— Start WORKING DATA —
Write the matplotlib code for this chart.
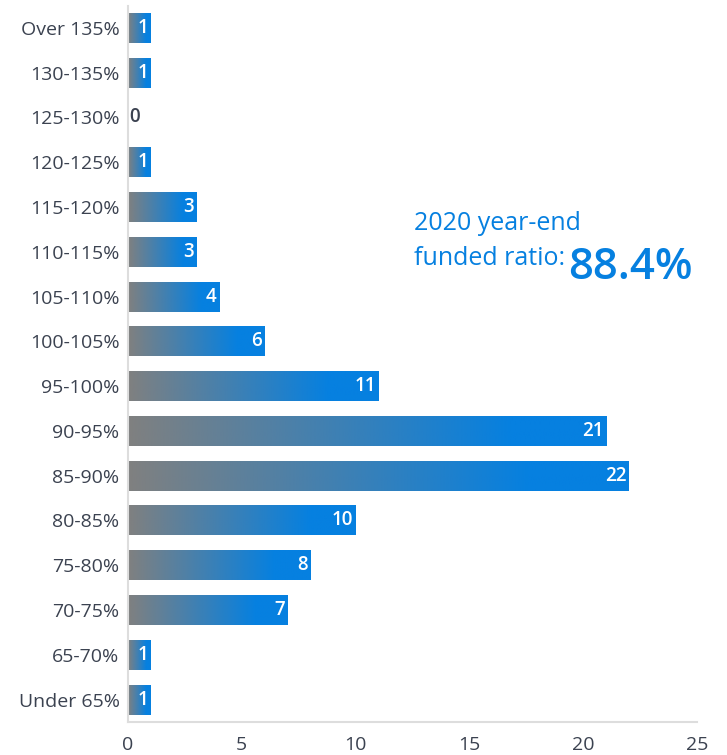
import numpy as np
import matplotlib.pyplot as plt
from matplotlib.colors import LinearSegmentedColormap

# 구간별 플랜 수 (아래에서 위로)
categories = ['Under 65%', '65-70%', '70-75%', '75-80%', '80-85%', '85-90%', '90-95%',
              '95-100%', '100-105%', '105-110%', '110-115%', '115-120%', '120-125%',
              '125-130%', '130-135%', 'Over 135%']
counts = [1, 1, 7, 8, 10, 22, 21, 11, 6, 4, 3, 3, 1, 0, 1, 1]
x_ticks = [0, 5, 10, 15, 20, 25]

plt.rcParams['font.family'] = ['Open Sans', 'DejaVu Sans']
text_color = '#3b4250'
blue = '#0680e0'

fig = plt.figure(figsize=(7.27, 7.55), dpi=100)
ax = fig.add_axes([0.176, 0.0437, 0.783, 0.949])

y = np.arange(len(categories))
bars = ax.barh(y, counts, height=0.67, color='none', edgecolor='none')

# 막대마다 회색 -> 파랑 그라데이션
cmap = LinearSegmentedColormap.from_list('g', [(0, '#808080'), (0.8, blue), (1, blue)])
grad = np.linspace(0, 1, 256).reshape(1, -1)
for b in bars:
    w = b.get_width()
    if w <= 0:
        continue
    x0, y0, h = b.get_x(), b.get_y(), b.get_height()
    im = ax.imshow(grad, cmap=cmap, aspect='auto', extent=(x0, x0 + w, y0, y0 + h),
                   interpolation='bilinear', zorder=2)
    im.set_clip_path(b)

for yi, c in zip(y, counts):
    if c == 0:
        ax.text(0.05, yi, str(c), ha='left', va='center', color=text_color,
                fontsize=13.5, fontweight='semibold', zorder=3)
    else:
        ax.text(c - 0.12, yi, str(c), ha='right', va='center', color='white',
                fontsize=13.5, fontweight='semibold', zorder=3)

ax.set_xlim(0, 25)
ax.set_ylim(-0.5, len(categories) - 0.5)
ax.set_yticks(y)
ax.set_yticklabels(categories)
ax.set_xticks(x_ticks)
ax.tick_params(axis='both', length=0, labelsize=14, colors=text_color)
ax.tick_params(axis='x', pad=10)
ax.tick_params(axis='y', pad=6)
for s in ['top', 'right']:
    ax.spines[s].set_visible(False)
for s in ['left', 'bottom']:
    ax.spines[s].set_color('#dddddd')
    ax.spines[s].set_linewidth(1.5)

fig.text(414 / 727, 1 - 223 / 755, '2020 year-end', color=blue, fontsize=18, va='center', ha='left')
fig.text(414 / 727, 1 - 259 / 755, 'funded ratio:', color=blue, fontsize=18, va='center', ha='left')
fig.text(568 / 727, 1 - 268 / 755, '88.4%', color=blue, fontsize=31.5, fontweight='semibold', va='center', ha='left')

fig.savefig('out.png', dpi=100)
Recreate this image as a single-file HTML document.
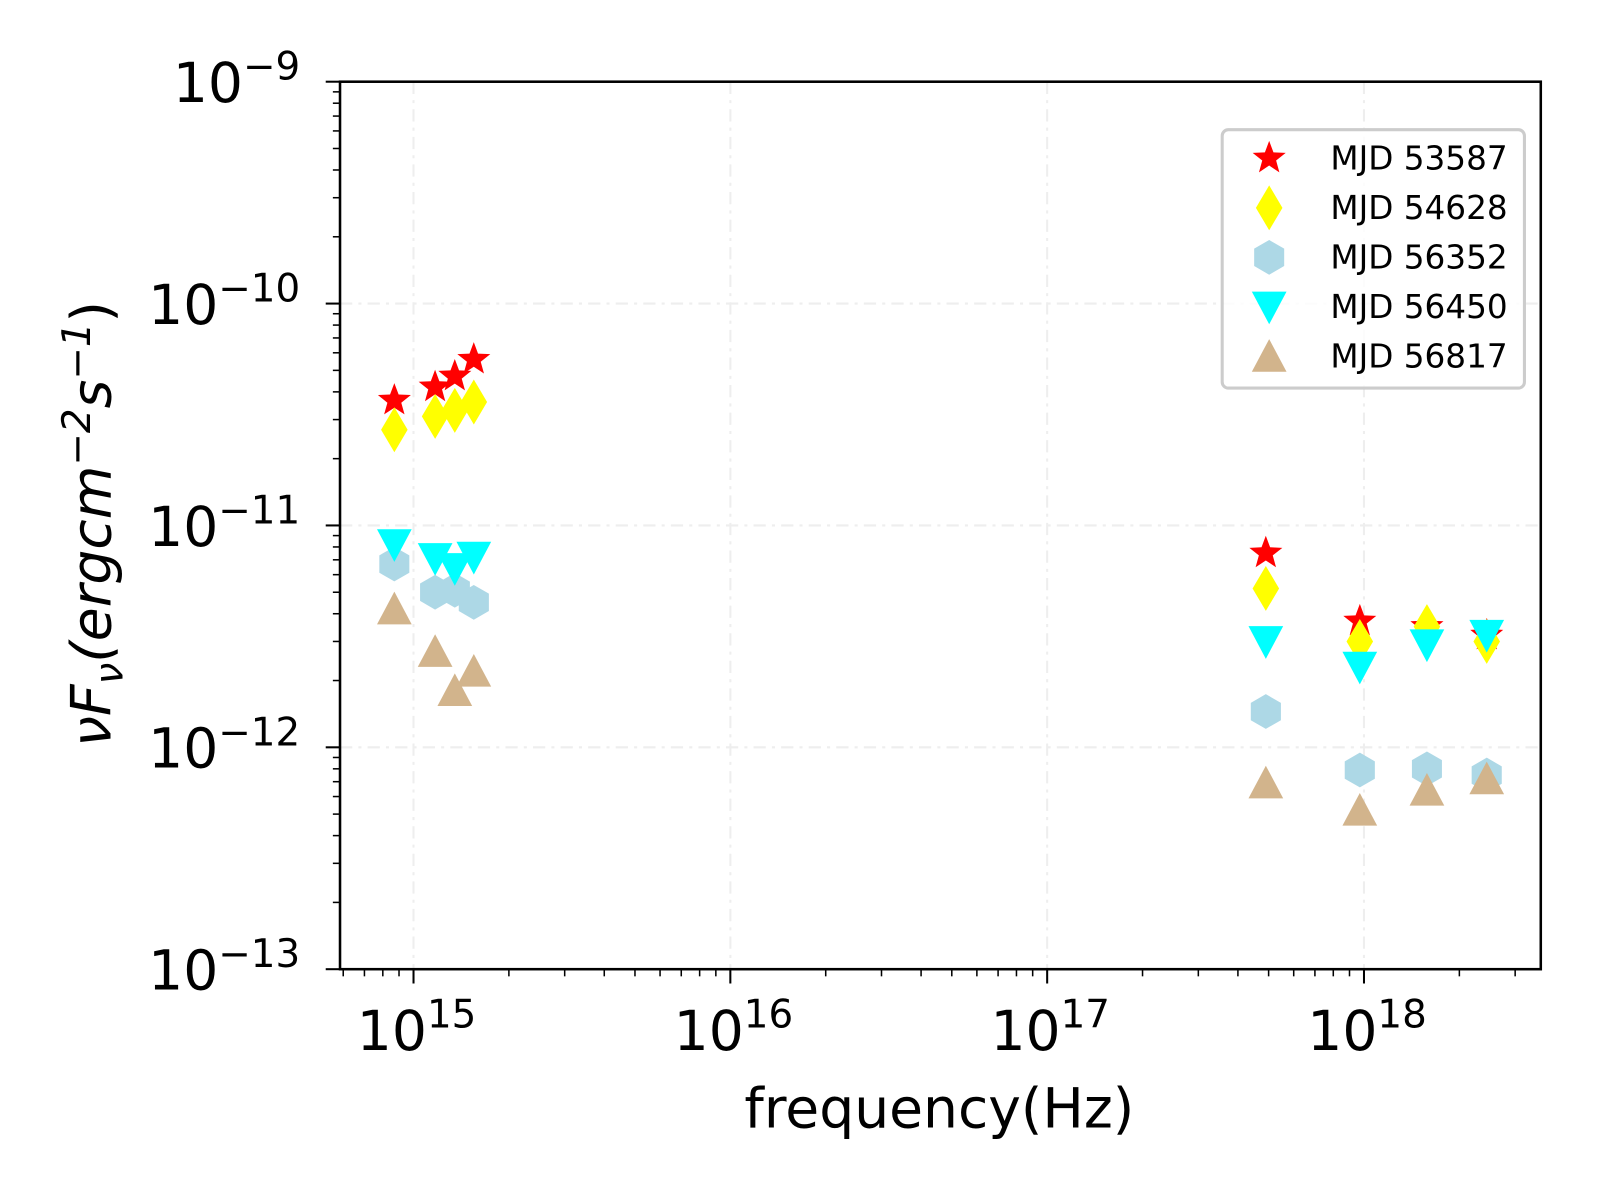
<!DOCTYPE html>
<html><head><meta charset="utf-8"><style>body{margin:0;background:#fff}svg{display:block}text{font-family:"DejaVu Sans","Liberation Sans",sans-serif}</style></head>
<body>
<svg id="chart" width="1600" height="1200" viewBox="0 0 1567 1175" preserveAspectRatio="none" xmlns="http://www.w3.org/2000/svg">
<g id="grid"></g>
<g id="ticks"></g>
<g id="marks"></g>
<rect x="333" y="80" width="1176" height="869" fill="none" stroke="#000" stroke-width="2.5"/>
<text x="920" y="1104" font-size="54" text-anchor="middle">frequency(Hz)</text>
<text transform="translate(108,513) rotate(-90)" font-size="54" text-anchor="middle" font-style="italic">νF<tspan font-size="38" dy="12">ν</tspan><tspan dy="-12">(ergcm</tspan><tspan font-size="38" dy="-20">−2</tspan><tspan dy="20">s</tspan><tspan font-size="38" dy="-20">−1</tspan><tspan dy="20" font-style="normal">)</tspan></text>
<g id="legend">
<rect x="1197" y="127" width="296" height="253" rx="6" fill="#fff" fill-opacity="0.8" stroke="#ccc" stroke-width="3"/>
</g>
</svg>
<script>
const freqs = [8.7e14, 1.17e15, 1.35e15, 1.55e15, 4.9e17, 9.7e17, 1.58e18, 2.44e18];
const mjd53587 = [3.66e-11, 4.2e-11, 4.7e-11, 5.6e-11, 7.5e-12, 3.7e-12, 3.5e-12, 3.2e-12];
const mjd54628 = [2.7e-11, 3.1e-11, 3.3e-11, 3.6e-11, 5.2e-12, 3.0e-12, 3.5e-12, 3.0e-12];
const mjd56352 = [6.7e-12, 5.0e-12, 5.1e-12, 4.5e-12, 1.45e-12, 7.9e-13, 8.0e-13, 7.5e-13];
const mjd56450 = [8.2e-12, 7.1e-12, 6.4e-12, 7.2e-12, 3.0e-12, 2.3e-12, 2.9e-12, 3.2e-12];
const mjd56817 = [4.2e-12, 2.7e-12, 1.8e-12, 2.2e-12, 6.9e-13, 5.2e-13, 6.4e-13, 7.2e-13];
const seriesNames = ["MJD 53587","MJD 54628","MJD 56352","MJD 56450","MJD 56817"];
const xTickExps = [15,16,17,18];
const yTickExps = [-9,-10,-11,-12,-13];

const NS="http://www.w3.org/2000/svg";
const X0=333,X1=1509,Y0=80,Y1=949;
const xlo=14.768,xhi=18.558,ylo=-13,yhi=-9;
const xs=v=>X0+(Math.log10(v)-xlo)/(xhi-xlo)*(X1-X0);
const ys=v=>Y1-(Math.log10(v)-ylo)/(yhi-ylo)*(Y1-Y0);
function mk(tag,attrs,parent){const e=document.createElementNS(NS,tag);for(const k in attrs)e.setAttribute(k,attrs[k]);parent.appendChild(e);return e;}
const grid=document.getElementById('grid'),ticks=document.getElementById('ticks'),marks=document.getElementById('marks'),legend=document.getElementById('legend');

xTickExps.forEach(e=>{const x=xs(Math.pow(10,e));
 let g=mk('line',{x1:x,x2:x,y1:Y0,y2:Y1,stroke:'#eee','stroke-width':2,'stroke-dasharray':'12 6 3 6'},grid);
 
 mk('line',{x1:x,x2:x,y1:Y1,y2:Y1+14,stroke:'#000','stroke-width':2},ticks);
 const t=mk('text',{x:x+3,y:1028,'font-size':54,'text-anchor':'middle'},ticks);
 
 t.innerHTML='10<tspan font-size="38" dy="-22">'+e+'</tspan>';
});
for(let e=14;e<=18;e++)for(let m=2;m<=9;m++){const v=m*Math.pow(10,e);const lv=Math.log10(v);if(lv<xlo||lv>xhi)continue;const x=xs(v);
 mk('line',{x1:x,x2:x,y1:Y1,y2:Y1+7,stroke:'#000','stroke-width':1.5},ticks);}
yTickExps.forEach(e=>{const y=ys(Math.pow(10,e));
 if(e>-13&&e<-9){let g=mk('line',{x1:X0,x2:X1,y1:y,y2:y,stroke:'#eee','stroke-width':2,'stroke-dasharray':'12 6 3 6'},grid);
 }
 mk('line',{x1:X0-14,x2:X0,y1:y,y2:y,stroke:'#000','stroke-width':2},ticks);
 const t=mk('text',{x:294,y:y+20,'font-size':54,'text-anchor':'end'},ticks);
 
 t.innerHTML='10<tspan font-size="38" dy="-22">−'+(-e)+'</tspan>';
});
for(let e=-13;e<-9;e++)for(let m=2;m<=9;m++){const y=ys(m*Math.pow(10,e));
 mk('line',{x1:X0-7,x2:X0,y1:y,y2:y,stroke:'#000','stroke-width':1.5},ticks);}

function star(cx,cy,r){let p=[];for(let i=0;i<10;i++){const a=-Math.PI/2+i*Math.PI/5,rr=i%2?r*0.42:r;p.push((cx+rr*Math.cos(a)).toFixed(1)+','+(cy+rr*Math.sin(a)).toFixed(1));}return p.join(' ');}
function hex(cx,cy,r){let p=[];for(let i=0;i<6;i++){const a=-Math.PI/2+i*Math.PI/3;p.push((cx+r*Math.cos(a)).toFixed(1)+','+(cy+r*Math.sin(a)).toFixed(1));}return p.join(' ');}
const shapes=[
 (x,y)=>['polygon',{points:star(x,y,17),fill:'red'}],
 (x,y)=>['polygon',{points:`${x},${y-22} ${x+13},${y} ${x},${y+22} ${x-13},${y}`,fill:'yellow'}],
 (x,y)=>['polygon',{points:hex(x,y,17),fill:'lightblue'}],
 (x,y)=>['polygon',{points:`${x-17},${y-15} ${x+17},${y-15} ${x},${y+17}`,fill:'cyan'}],
 (x,y)=>['polygon',{points:`${x-17},${y+15} ${x+17},${y+15} ${x},${y-17}`,fill:'tan'}]
];
const series=[mjd53587,mjd54628,mjd56352,mjd56450,mjd56817];
[0,1,2,3,4].forEach(s=>{series[s].forEach((v,i)=>{const [tag,a]=shapes[s](xs(freqs[i]),ys(v));const el=mk(tag,a,marks);
 
 });});
seriesNames.forEach((n,s)=>{const y=155+s*48.5;const [tag,a]=shapes[s](1243,y);mk(tag,a,legend);
 const t=mk('text',{x:1303,y:y+11,'font-size':32},legend);t.textContent=n;
 
 });
</script>
</body></html>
— End WORKING DATA —
REQUIREMENTS – Exactly as they appear, print the lines of the listing above from its first line through the line that contains "from matplotlib.colors import", minus the pictures.

SOLUTION FOR THIS TASK –
Write the matplotlib code for this chart.
import numpy as np
import matplotlib.pyplot as plt
from matplotlib.colors import LinearSegmentedColormap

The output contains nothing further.